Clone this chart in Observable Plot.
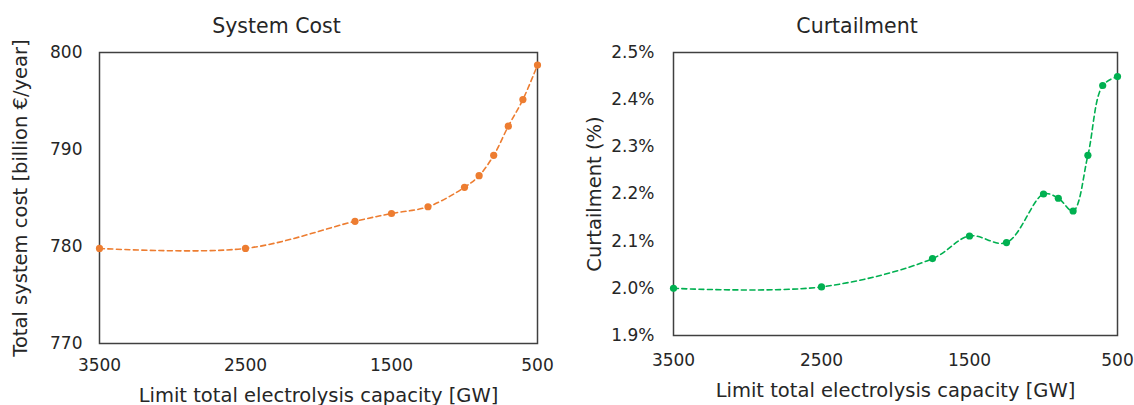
<!DOCTYPE html>
<html>
<head>
<meta charset="utf-8">
<script src="https://cdn.jsdelivr.net/npm/d3@7"></script>
<script src="https://cdn.jsdelivr.net/npm/@observablehq/plot@0.6"></script>
<style>
  html, body { margin: 0; padding: 0; background: #fff; }
  #wrap { position: relative; width: 1134px; height: 405px; overflow: hidden; font-family: "Century Gothic", "DejaVu Sans", sans-serif; }
  .title { position: absolute; top: 12px; height: 28px; line-height: 28px; text-align: center; font-size: 20.5px; color: #262626; }
  .chart { position: absolute; top: 40px; }
</style>
</head>
<body>
<div id="wrap">
  <div class="title" style="left:0;width:553px">System Cost</div>
  <div class="title" style="left:580px;width:554px">Curtailment</div>
  <div id="c1" class="chart" style="left:0"></div>
  <div id="c2" class="chart" style="left:567px"></div>
</div>
<script>
// Data
const capacity = [3500, 2500, 1750, 1500, 1250, 1000, 900, 800, 700, 600, 500];
const systemCost = [779.8, 779.8, 782.6, 783.4, 784.1, 786.1, 787.3, 789.4, 792.4, 795.15, 798.7];
const curtailment = [2.000, 2.003, 2.063, 2.111, 2.097, 2.200, 2.191, 2.164, 2.282, 2.430, 2.449];
const xTicks = [3500, 2500, 1500, 500];
const costTicks = [770, 780, 790, 800];
const curtTicks = [1.9, 2.0, 2.1, 2.2, 2.3, 2.4, 2.5];

const costData = capacity.map((c, i) => ({capacity: c, value: systemCost[i]}));
const curtData = capacity.map((c, i) => ({capacity: c, value: curtailment[i]}));

const font = '"Century Gothic", "DejaVu Sans", sans-serif';
const textColor = "#262626";

function makeChart({data, color, width, height, marginLeft, marginRight, marginTop, marginBottom,
                    yDomain, yTicks, yFormat, yLabel, xLabelOffset, yLabelOffset, yTickPadding, xTickPadding}) {
  return Plot.plot({
    width, height, marginLeft, marginRight, marginTop, marginBottom,
    style: {fontFamily: font, fontSize: "17px", color: textColor, background: "transparent"},
    x: {domain: [3500, 500], ticks: xTicks, tickFormat: d => String(d), tickSize: 0, tickPadding: xTickPadding},
    y: {domain: yDomain, ticks: yTicks, tickFormat: yFormat, tickSize: 0, tickPadding: yTickPadding},
    marks: [
      Plot.frame({stroke: "#404040", strokeWidth: 1.5}),
      Plot.axisX({ticks: xTicks, tickFormat: d => String(d), tickSize: 0, tickPadding: xTickPadding,
                  label: "Limit total electrolysis capacity [GW]", labelAnchor: "center",
                  labelOffset: xLabelOffset, labelArrow: "none", fontSize: 17}),
      Plot.axisY({ticks: yTicks, tickFormat: yFormat, tickSize: 0, tickPadding: yTickPadding,
                  label: yLabel, labelAnchor: "center", labelOffset: yLabelOffset, labelArrow: "none", fontSize: 17}),
      Plot.line(data, {x: "capacity", y: "value", stroke: color, strokeWidth: 1.6,
                       strokeDasharray: "5,3.5", curve: "catmull-rom"}),
      Plot.dot(data, {x: "capacity", y: "value", fill: color, r: 3.6})
    ]
  });
}

function enlargeLabels(svg) {
  svg.querySelectorAll('g[aria-label="x-axis label"] text, g[aria-label="y-axis label"] text')
    .forEach(t => t.setAttribute("font-size", "19.5"));
  svg.querySelectorAll('g[aria-label="x-axis label"], g[aria-label="y-axis label"]')
    .forEach(g => g.setAttribute("font-size", "19.5"));
  return svg;
}

const c1 = makeChart({
  data: costData, color: "#ED7D31", width: 567, height: 365,
  marginLeft: 99, marginRight: 30, marginTop: 12, marginBottom: 62,
  yDomain: [770, 800], yTicks: costTicks, yFormat: d => String(d),
  yLabel: "Total system cost [billion €/year]", xLabelOffset: 58, yLabelOffset: 86, yTickPadding: 17, xTickPadding: 15
});
document.getElementById("c1").appendChild(enlargeLabels(c1));

const c2 = makeChart({
  data: curtData, color: "#00B050", width: 567, height: 365,
  marginLeft: 106, marginRight: 17, marginTop: 12, marginBottom: 70,
  yDomain: [1.9, 2.5], yTicks: curtTicks, yFormat: d => d.toFixed(1) + "%",
  yLabel: "Curtailment (%)", xLabelOffset: 61, yLabelOffset: 86, yTickPadding: 19, xTickPadding: 18
});
document.getElementById("c2").appendChild(enlargeLabels(c2));
</script>
</body>
</html>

────────────────

Aim: Reproduce all of the material above word for word. Omit the pictures.

Written answer:
Clone this chart in Observable Plot.
<!DOCTYPE html>
<html>
<head>
<meta charset="utf-8">
<script src="https://cdn.jsdelivr.net/npm/d3@7"></script>
<script src="https://cdn.jsdelivr.net/npm/@observablehq/plot@0.6"></script>
<style>
  html, body { margin: 0; padding: 0; background: #fff; }
  #wrap { position: relative; width: 1134px; height: 405px; overflow: hidden; font-family: "Century Gothic", "DejaVu Sans", sans-serif; }
  .title { position: absolute; top: 12px; height: 28px; line-height: 28px; text-align: center; font-size: 20.5px; color: #262626; }
  .chart { position: absolute; top: 40px; }
</style>
</head>
<body>
<div id="wrap">
  <div class="title" style="left:0;width:553px">System Cost</div>
  <div class="title" style="left:580px;width:554px">Curtailment</div>
  <div id="c1" class="chart" style="left:0"></div>
  <div id="c2" class="chart" style="left:567px"></div>
</div>
<script>
// Data
const capacity = [3500, 2500, 1750, 1500, 1250, 1000, 900, 800, 700, 600, 500];
const systemCost = [779.8, 779.8, 782.6, 783.4, 784.1, 786.1, 787.3, 789.4, 792.4, 795.15, 798.7];
const curtailment = [2.000, 2.003, 2.063, 2.111, 2.097, 2.200, 2.191, 2.164, 2.282, 2.430, 2.449];
const xTicks = [3500, 2500, 1500, 500];
const costTicks = [770, 780, 790, 800];
const curtTicks = [1.9, 2.0, 2.1, 2.2, 2.3, 2.4, 2.5];

const costData = capacity.map((c, i) => ({capacity: c, value: systemCost[i]}));
const curtData = capacity.map((c, i) => ({capacity: c, value: curtailment[i]}));

const font = '"Century Gothic", "DejaVu Sans", sans-serif';
const textColor = "#262626";

function makeChart({data, color, width, height, marginLeft, marginRight, marginTop, marginBottom,
                    yDomain, yTicks, yFormat, yLabel, xLabelOffset, yLabelOffset, yTickPadding, xTickPadding}) {
  return Plot.plot({
    width, height, marginLeft, marginRight, marginTop, marginBottom,
    style: {fontFamily: font, fontSize: "17px", color: textColor, background: "transparent"},
    x: {domain: [3500, 500], ticks: xTicks, tickFormat: d => String(d), tickSize: 0, tickPadding: xTickPadding},
    y: {domain: yDomain, ticks: yTicks, tickFormat: yFormat, tickSize: 0, tickPadding: yTickPadding},
    marks: [
      Plot.frame({stroke: "#404040", strokeWidth: 1.5}),
      Plot.axisX({ticks: xTicks, tickFormat: d => String(d), tickSize: 0, tickPadding: xTickPadding,
                  label: "Limit total electrolysis capacity [GW]", labelAnchor: "center",
                  labelOffset: xLabelOffset, labelArrow: "none", fontSize: 17}),
      Plot.axisY({ticks: yTicks, tickFormat: yFormat, tickSize: 0, tickPadding: yTickPadding,
                  label: yLabel, labelAnchor: "center", labelOffset: yLabelOffset, labelArrow: "none", fontSize: 17}),
      Plot.line(data, {x: "capacity", y: "value", stroke: color, strokeWidth: 1.6,
                       strokeDasharray: "5,3.5", curve: "catmull-rom"}),
      Plot.dot(data, {x: "capacity", y: "value", fill: color, r: 3.6})
    ]
  });
}

function enlargeLabels(svg) {
  svg.querySelectorAll('g[aria-label="x-axis label"] text, g[aria-label="y-axis label"] text')
    .forEach(t => t.setAttribute("font-size", "19.5"));
  svg.querySelectorAll('g[aria-label="x-axis label"], g[aria-label="y-axis label"]')
    .forEach(g => g.setAttribute("font-size", "19.5"));
  return svg;
}

const c1 = makeChart({
  data: costData, color: "#ED7D31", width: 567, height: 365,
  marginLeft: 99, marginRight: 30, marginTop: 12, marginBottom: 62,
  yDomain: [770, 800], yTicks: costTicks, yFormat: d => String(d),
  yLabel: "Total system cost [billion €/year]", xLabelOffset: 58, yLabelOffset: 86, yTickPadding: 17, xTickPadding: 15
});
document.getElementById("c1").appendChild(enlargeLabels(c1));

const c2 = makeChart({
  data: curtData, color: "#00B050", width: 567, height: 365,
  marginLeft: 106, marginRight: 17, marginTop: 12, marginBottom: 70,
  yDomain: [1.9, 2.5], yTicks: curtTicks, yFormat: d => d.toFixed(1) + "%",
  yLabel: "Curtailment (%)", xLabelOffset: 61, yLabelOffset: 86, yTickPadding: 19, xTickPadding: 18
});
document.getElementById("c2").appendChild(enlargeLabels(c2));
</script>
</body>
</html>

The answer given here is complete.